We, the Jewish people, have known sadness and martyrdom. We never lost our humanity and we never supported murder. Terror is not just a problem for the Jewish people or for the State of Israel; it is a problem and a danger for the entire world. From this point must emanate a clear cry to stop the insanity, to stop the terror and to provide a clear answer to Moishe. The answer to Moishe needs to be given by the whole world, because if not, we will not be able to live in a world of peace and security. The world must answer why a wonderful woman like Rivky was killed, why a holy man like Gavriel was killed, and why Moishe is left an orphan.
We will not rest and we will not relax until an answer is found. With us today are the Ambassador of India and the Deputy Ambassador Of the United States to Israel. It is incumbent on us to remember today that together with those of the Jewish people who were killed, Indian citizens, American citizens, and citizens of many states throughout the world were also murdered.

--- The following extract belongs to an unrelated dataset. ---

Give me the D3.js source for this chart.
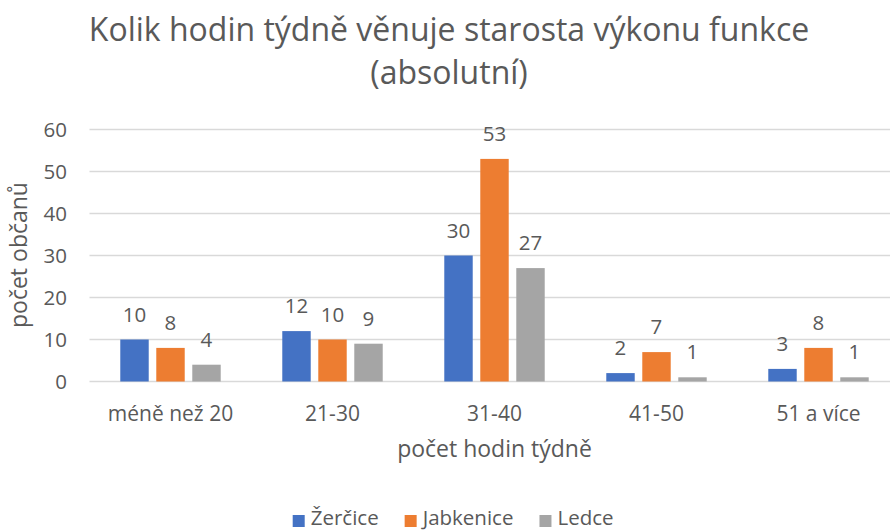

In the name of the Jewish people, we offer our condolences to all of the victims of the terror attack in Mumbai. Our hearts grieve over the murder of those innocent of any crime. We also seek to comfort the Indian families whose loved ones, in their attempts to save our loved ones, were killed during the terror acts. We are one people, we are one world.
Nonetheless to the family – to the grandfather and grandmother, Moishe does not just bring a question; he also brings consolation, that he will grow up and will continue the important mission of Chabad, which travels to all corners of the world to save souls through the compassion of their emissaries. The whole nation weeps today, and together with Moishe all of our people ask his question: "Where is my mother?"
President Peres also transmitted a special letter to the President of India, Mrs. Pratibha Patil, in which he expressed his sadness over the murderous terrorist attacks that took place in Mumbai and offered his condolences to the victims. He also thanked the Indian government for their rescue efforts during the attack and promised that Israel will stand beside India in the fight against terrorism.
Victims buried in Israel
Six of the victims were identified and flown to Israel for burial:
– Rabbi Gavriel Holtzberg, 29, and his wife Rivka, 28
Gavriel Holtzberg was born in Israel and moved to Brooklyn, N.Y., with his parents, when he was nine. A prodigious student, he studied at yeshivas in New York and Argentina, and as a rabbinical student served communities in Thailand and China. Two years ago, the Holtzbergs raised funds to purchase the current location of the Chabad Center, a five-story building in Mumbai’s Colaba market area.
Rivka Holtzberg, born Rivka Rosenberg, is a native of Afula, Israel. The Holtzbergs’ two-year-old son Moshe Zvi, was rescued from the house by his Indian nanny.
Leibish Teitelbaum, a U.S. citizen who lived in Jerusalem, served as a kosher supervisor at the Chabad center.
Bentzion Chroman, a dual U.S.-Israeli citizen who resided in Bat Yam, Israel, had gone to India at the request of his friend, Rabbi Leibish Teitelbaum, to help supervise kashrut. He left a wife and three children – aged five, two and eight months.
Yocheved Orpaz, of Givatayim, Israel, had been traveling in India with her daughter and grandchildren.
Norma Shvarzblat Rabinovich, a divorced mother of three from Mexico, had been traveling across India for the past two months. She had planned to fly to Israel on Monday to celebrate her youngest son’s 18th birthday and to make her home there.